Q&A with Google Classroom Expert Alice Keeler on the Future of Education

We learn what makes Keeler tick and what’s kept her glued to education throughout its turbulent technology transformation.

Education is in the midst of a tumultuous technological transformation. Staying on top of all of the industry changes can be a full-time job. Thankfully, there is an army of experts online sharing best practices and tips to any who spend the time to find them.

Educator Alice Keeler is one such expert for Google’s suite of apps, including the relatively new Google Classroom, the search engine giant’s answer to the modern-day learning management system (LMS).
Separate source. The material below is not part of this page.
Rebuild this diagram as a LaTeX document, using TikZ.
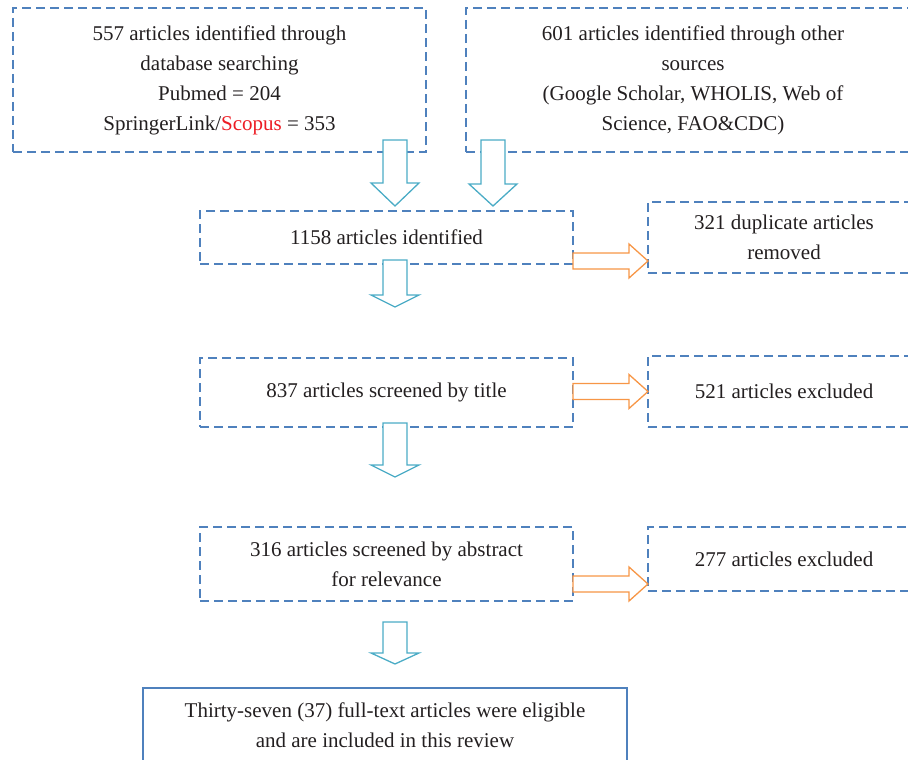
\documentclass[tikz,border=0pt]{standalone}
\usepackage{fontspec}
\setmainfont{Liberation Serif}
\usepackage{xcolor}
\usepackage{tikz}
\usetikzlibrary{calc}
\definecolor{boxblue}{RGB}{79,129,189}
\definecolor{arrowteal}{RGB}{75,172,198}
\definecolor{arroworange}{RGB}{247,150,70}
\definecolor{textgray}{RGB}{35,31,32}
\definecolor{scopusred}{RGB}{237,28,36}
\tikzset{flow box/.style={
        draw=boxblue, line width=1.3pt, dash pattern=on 9pt off 5pt,
        minimum width=#1, align=center, text=textgray,
        outer sep=0pt, inner sep=0pt, % borders meet the arrows exactly
    },
    final box/.style={
        draw=boxblue, line width=1.1pt, minimum width=484pt, minimum height=74pt,
        align=center, text=textgray, outer sep=0pt,
    },
    down block/.style={
        draw=arrowteal, fill=white, line width=1.3pt,
    },
    right block/.style={
        draw=arroworange, fill=white, line width=1.3pt,
    },
}
%% hollow block arrows: start point, tip point (and head length for the down ones)
\newcommand{\flowdown}[3]{%
    \draw[down block] let \p1=(#1), \p2=(#2) in
        (\x2-12,\y1) -- (\x2+12,\y1) -- (\x2+12,\y2+#3) -- (\x2+24,\y2+#3)
        -- (\x2,\y2) -- (\x2-24,\y2+#3) -- (\x2-12,\y2+#3) -- cycle;}
\newcommand{\flowright}[2]{%
    \draw[right block] let \p1=(#1), \p2=(#2) in
        (\x1,\y2+8) -- (\x2-19,\y2+8) -- (\x2-19,\y2+17) -- (\x2,\y2)
        -- (\x2-19,\y2-17) -- (\x2-19,\y2-8) -- (\x1,\y2-8) -- cycle;}

\begin{document}
\begin{tikzpicture}[x=1pt, y=-1pt, font=\fontsize{21}{30}\selectfont]
    \useasboundingbox (0,0) rectangle (908,760);

    %% the two sources
        \node [flow box=413pt, minimum height=144pt] at (219.5,80) (A)
            {557 articles identified through\\ database searching\\ Pubmed = 204\\
             SpringerLink/\textcolor{scopusred}{Scopus} = 353};
        \node [flow box=454pt, minimum height=144pt] at (693,80) (B)
            {601 articles identified through other\\ sources\\
             (Google Scholar, WHOLIS, Web of\\ Science, FAO\&CDC)};

    %% the screening steps
        \node [flow box=373pt, minimum height=53pt] at (386.5,237.5) (C) {1158 articles identified};
        \node [flow box=373pt, minimum height=69pt] at (386.5,392.5) (E) {837 articles screened by title};
        \node [flow box=373pt, minimum height=74pt] at (386.5,564) (G)
            {316 articles screened by abstract\\ for relevance};

    %% what was dropped
        \node [flow box=272pt, minimum height=71pt] at (784,237.5) (D) {321 duplicate articles\\ removed};
        \node [flow box=272pt, minimum height=71pt] at (784,391.5) (F) {521 articles excluded};
        \node [flow box=272pt, minimum height=64pt] at (784,559) (H) {277 articles excluded};

    %% the result
        \node [final box] at (385,725) (I)
            {Thirty-seven (37) full-text articles were eligible\\ and are included in this review};

    %% the arrows
        \flowdown{[xshift=-31pt,yshift=12pt]A.south east}{[xshift=8.5pt,yshift=5pt]C.north}{23}
        \flowdown{[xshift=27pt,yshift=12pt]B.south west}{[xshift=-80pt,yshift=5pt]C.north east}{22}
        \flowdown{[xshift=8.5pt,yshift=4pt]C.south}{[xshift=8.5pt,yshift=51pt]E.north}{12}
        \flowdown{[xshift=8.5pt,yshift=4pt]E.south}{[xshift=8.5pt,yshift=50pt]G.north}{12}
        \flowdown{[xshift=8.5pt,yshift=-21pt]G.south}{[xshift=10pt,yshift=24pt]I.north}{11}

        \flowright{C.east}{[yshift=-23.5pt]D.west}
        \flowright{E.east}{F.west}
        \flowright{G.east}{[yshift=-25pt]H.west}

\end{tikzpicture}
\end{document}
Keeler recently cowrote a book on the subject, 50 Things You Can Do With Google Classroom.

Keeler’s blog, Teacher Tech, provides educators with invaluable technology advice and how-tos they might not get from their school system. It was recently named one of EdTech’s 2015 "50 Must-Read K–12 IT Blogs."

Scott Mahler

“Google Classroom solves a lot of problems that made a blended classroom challenging,” says Alice Keeler, an educator, blogger and author.

EDTECH: How did you get started in this industry, and what's kept you in it?

KEELER:  I am a teacher. I have a degree in math and started teaching high school math in 1999. I did not want to be a teacher but was offered a job. Turns out I love it. I started blogging around 2007. I was the “techie teacher” on campus, always helping other teachers with how to do things. I would send out schoolwide emails with how-to tips when I was asked questions. I finally figured out it was more efficient to blog the answers to these questions. This gave everyone access to the answer, and when asked the question again, I could refer and link back to the blog post.

EDTECH: You've become a well-recognized Google Apps pro. What made you gravitate to Google's platform as an education solution?

KEELER: Google Apps is an amazing platform. I use it because it works. I do not use it because I am a "fanboy." I will gravitate to the tools that are efficient and help me teach and get my work done. I was a power user of Microsoft Office, and I would make a lot of Access databases. I cannot remember when I started switching over to Google, but the ability to post the documents online for my students to access has been a game changer.

EDTECH: Many of your posts feature tips for using Google's Apps for Education lineup. What are your thoughts on Classroom, now that it's had a full year under its belt?

KEELER: I actually just wrote a book on Google Classroom. 50 Things You Can Do With Google Classroom is now available on Amazon in print and on Kindle. Google Classroom makes it possible for teachers to have a blended classroom. It makes the process so much easier that teachers who were hesitant are now enthusiastically jumping in. Google Classroom solves a lot of problems that made a blended classroom challenging.

EDTECH: The past five years have seen classrooms evolve with some tremendous technological innovations. Do you foresee a similarly turbulent future in terms of technological progress?

KEELER: Absolutely! The growth of technological innovation is exponential. I predict that online education in particular will be practically unrecognizable in the future. Constantly we are seeing innovations that you could not even imagine. I do not see less of this happening. We are moving away from being a society of manufacturing to a society of creatives. Creativity and innovation are the new types of jobs our students will have. They will be doing things that are beyond the scope of my imagination. I am excited about it.

EDTECH: For education bloggers starting out, what's one writing tip you'd offer that you've seen readers respond to the most?

KEELER: Write, and write often. I got better by posting a lot. If you think it is helpful to you, then blog it. Get into a mentality of being someone who shares what they do. Do not worry about the quality of the post; that will get better over time. It is better to share than to wait until the post is perfect.